目標株価
- 3年以内の目標株価:10,530円、株価上昇余地+36%(8月20日終値7,730円比)。
- 向こう3年以内の目標株価は10,530円です。これは2016年3月期の利益予想に対してPERで19倍にあたります。
- 積極的に投資を推奨したい株価水準: 6,500円以下
投資家に伝えたい3つのポイント
- 東日本旅客鉄道(以下、JR東)は最も人口が多い東京を中心に運営されており、景気に左右されにくい在来線利用者が多く、鉄道会社の中でも安定的な鉄道収入が見込めます。
- 東京、品川、新宿など大規模な集客のあるターミナル駅を多数保有し、その周辺での小売業の展開や不動産開発も積極的に行っており、まだまだこの領域での成長が見込めます。
- 3年以内に10,530円、株価上昇余地+36%(8月20日終値7,730円比)を狙えると考えます。市場要因で株価が6,500円以下になった場合は積極的に買いだと考えます。6,500円は2014年3月期利益予想でPER13倍。PER13倍はリーマンショック後の安値水準と同等です。
業績結果の概要
2013年4月‐6月期の業績結果は、売上高は前年比1.4%増の6,543億円、営業利益は前年比2.5%増の1,291億円、当期利益は前年比24.7%の737億円でした。全体として、景気回復の好影響とJR東固有の新規案件による成長が複合的に寄与した結果、非常に堅調に推移していることが確認できました。
セグメント別の動向
売上及び営業利益増加に貢献したセグメントは、運輸業、その他事業、ショッピング・オフィス事業でした。運輸業は、景気回復の影響、東北地方の震災復興需要、東京駅改装効果などが複合的に貢献したと見られ、定期外収入を中心に増加し、売上が前年比1.4%、営業利益が同0.6%伸びました。
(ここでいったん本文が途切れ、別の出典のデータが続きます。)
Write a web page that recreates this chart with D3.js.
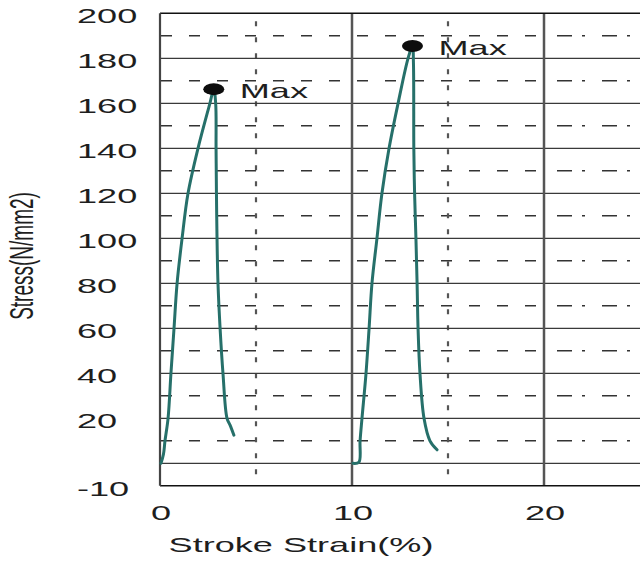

また、その他事業では東京ステーションホテルの開業効果がフルに貢献し、また景気回復の影響で広告収入も回復したことで、売上が前年比5.5%、営業利益が同79.7%伸びました。ショッピング・オフィス事業も、JR南新宿ビルの開業や丸の内のJPタワー内のキッテグランシェの開業効果がフルに寄与した結果、売上が前年比6.1%、営業利益が同4.7%伸びました。
決算の時期、短期的に株価に影響を与えるものとは?
決算などのイベントにおいて短期的な株価の動きに影響を与えるファクターとして、「市場の期待値と実績値の乖離」があります。いくら売上や利益が伸びていても、その成長がすでに市場に織り込まれている場合、株価は反応しません。期待値がかなり高くなっている場合には、前年比で伸びていてもむしろネガティブに反応されることもあります。そのため、決算が出ると多くの機関投資家は業績が期待値に対してどうだったかということに注目します。その業績の期待値として市場で見られているものの一つに、企業が期初に開示する「業績予想」があります。
会社の業績予想に対する進捗率
今回の業績結果を会社の予想と比較してみましょう。会社は半期、通期で予想を出しています。半期の予想に対する進捗率を見てみると、売上高では49%、営業利益では50%の進捗率となっており、ビジネスの季節性(夏休みのある7-9月期である第2四半期の方が第1四半期よりやや高くなる傾向がある)を考慮すると、おそらく会社の想定以上の進捗率だったのではないかと推察されます。
月次動向
毎月発表されている鉄道の月次の収入動向においても、足元の堅調さが確認できました。図表1にあるように、2013年に入ってからもずっと堅調に推移していますが、7月の数字も鉄道の月次営業収入は堅調です。定期収入では‐0.4%と若干弱含んでいますが、定期外収入では景気回復の影響が引き続き奏功し+1.7%、全体でも+1.1%で推移しています。
目標株価とバリュエーション
向こう3年以内の目標株価は10,530円です。これは2016年3月期の利益予想に対してPERで19倍にあたります。当社のバリュエーションは国内景気上昇局面ではPERで評価するのが妥当と考えます。現在の予想PERは14-15倍ですが、構造改革効果で景気が良くなった2004年~2007年の当社の平均PERが19倍でした。今後アベノミクス効果で内需が刺激され、国内景気が良くなっていく中で、そのときと同程度まで市場の期待値が高まると予想します。
マクロと固有のリスク
国内のマクロ景気回復が腰折れして景気が急激に悪化する場合、鉄道事業(特に新幹線)、非鉄道事業ともに利益が悪化する可能性があります。また、キャッシュの還元を株主ではなく賃上げという形で従業員に、もしくは安全投資の増加という形で利用者に還元する場合、市場の増配期待を裏切る可能性があります。